Казалось, беседа окончена. Кошевой уже хотел проститься. Но Кирилл Афанасьевич встал, подошел вплотную к собеседнику:

– А ты был, товарищ полковник, на войне?

– На гражданской был.

– А на этой?

– Нет, товарищ командующий.

– Надо еще до первого боя побывать тебе под огнем... Вот что, Петр Кириллович. Покрась свою машину в белый цвет и езжай на передний край. Он тут совсем рядом, около Астрачи.

– Что же мне там делать, товарищ командующий?

– А ничего. Понюхай пороху. Заберись в ямку и посиди. Там бомбят все время. Смотри, как летят бомбы. Та, что брошена над тобой, – не твоя, не обращай внимания, и пуля, что просвистит, – тоже не твоя, не кланяйся ей. Та, что попадет, не свистит. Испытай и артиллерийский обстрел, и минометный... Понимаешь, времени у нас совсем нет, а тебе я даю на акклиматизацию целый день – это немало. Но командир, который побывал под огнем, пусть хоть чуть-чуть, это тоже много значит... Пусть в полках знают, что командир дивизии не трус, что он первым в дивизии обстрелян... И еще учти: нужна не только смелость, но и осторожность.

Прощаясь, Мерецков сказал:

– Как стемнеет, выбирайся с передовой и – ко мне. Расскажешь, как и что.

Едва забрезжил рассвет, Кошевой был уже на передовой. Первое, что его поразило, – близость противника, до его позиций было не больше трехсот метров. "Юнкерсы" с воем обрушивали бомбы на наши передовые позиции, потом появилась группа "хейнкелей", они заставили поглубже забраться в щель. Минометный огонь враг вел почти непрерывно. Свистели осколки артиллерийских снарядов. Автоматные очереди большого впечатления не произвели: огонь бесприцельный. Ползал Кошевой по траншеям, перескакивал из воронки в воронку. Беседовал с солдатами... С наступлением темноты, совершенно оглушенный, выбрался из траншеи, поехали в деревню, к командарму.
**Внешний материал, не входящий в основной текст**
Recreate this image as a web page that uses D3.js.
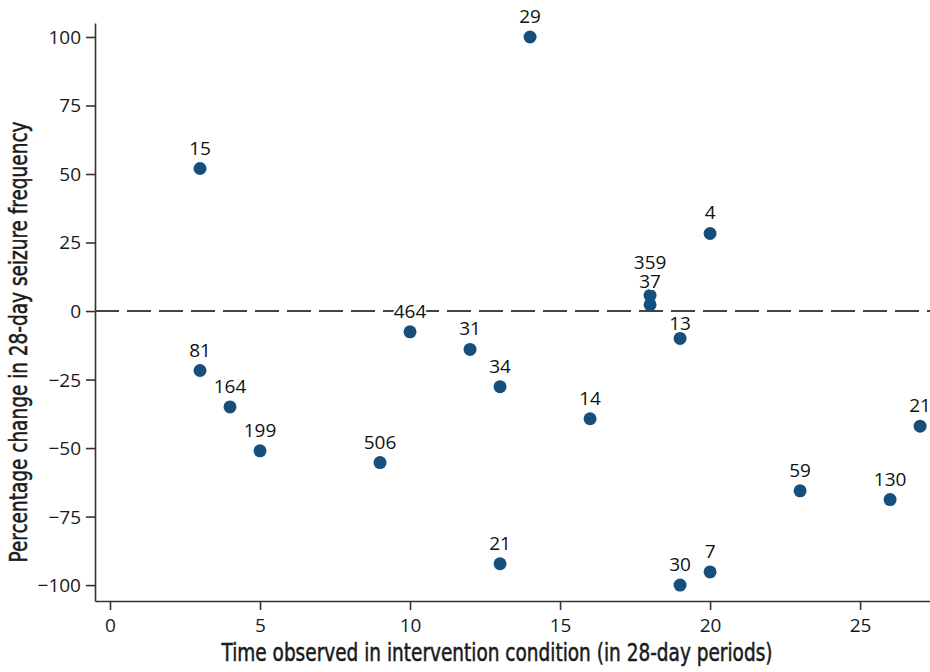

– Ну, как? – спросил Мерецков.

Посмотрел пристально. Заметил, что солдатский полушубок, в котором был Кошевой, задело осколком.

– Значит, бегал, прятался?

– По обстановке.

– Страшно?

– До предела, товарищ командующий, – сознался Кошевой.

Мерецкову понравился новый командир дивизии: в нем чувствовалась и воля и прямота. Оба эти качества Кирилл Афанасьевич ценил высоко.

– Завтра, – сказал он Кошевому, – отправь на передний край своих командиров полков. Пусть испытают то же, что и ты, увидят все своими глазами. Только предупреди, чтобы не собирались в кучу...

На третий день на передовой побывали командиры батальонов. А еще через день вся дивизия заняла свое место в первом эшелоне армии".

Напечатать этот рассказ нам не удалось. Узнал о нем Мерецков и попросил:

– Не надо писать о командующем. Не все мы еще сделали...

* * *

Несколько неожиданно получили мы телеграмму о награждении Цунца медалью "За отвагу". Сообщение это не только обрадовало нас, но и удивило: такими медалями награждались ведь, как правило, рядовые бойцы и сержанты за истинно солдатские подвиги. Вскоре, однако, все разъяснилось.

В ночь на 8 ноября, когда наши войска оставили Тихвин, корреспонденты "Красной звезды" Цунц и Минскер обнаружили в опустевшем штабном помещении забытые там ящики с секретными документами. В городе уже полыхали пожары, рвались вражеские снаряды и мины, на окраинные улицы прорвались первые немецкие танки. Но Цунц принялся грузить штабную документацию в редакционную полуторку. Его примеру последовали Минскер и водитель машины Липатов. Закончив погрузку, они пристроились к какой-то автоколонне. Уже на выезде из города ее атаковали танки. Липатову удалось увернуться от них. Круша легкие частоколы, он вывел машину на огороды; миновав их, выскочил к оврагу, казавшемуся в темноте пропастью, каким-то чудом преодолел его, и все закончилось относительно благополучно. К утру секретные документы, вывезенные из-под носа у противника, были доставлены в штаб армии.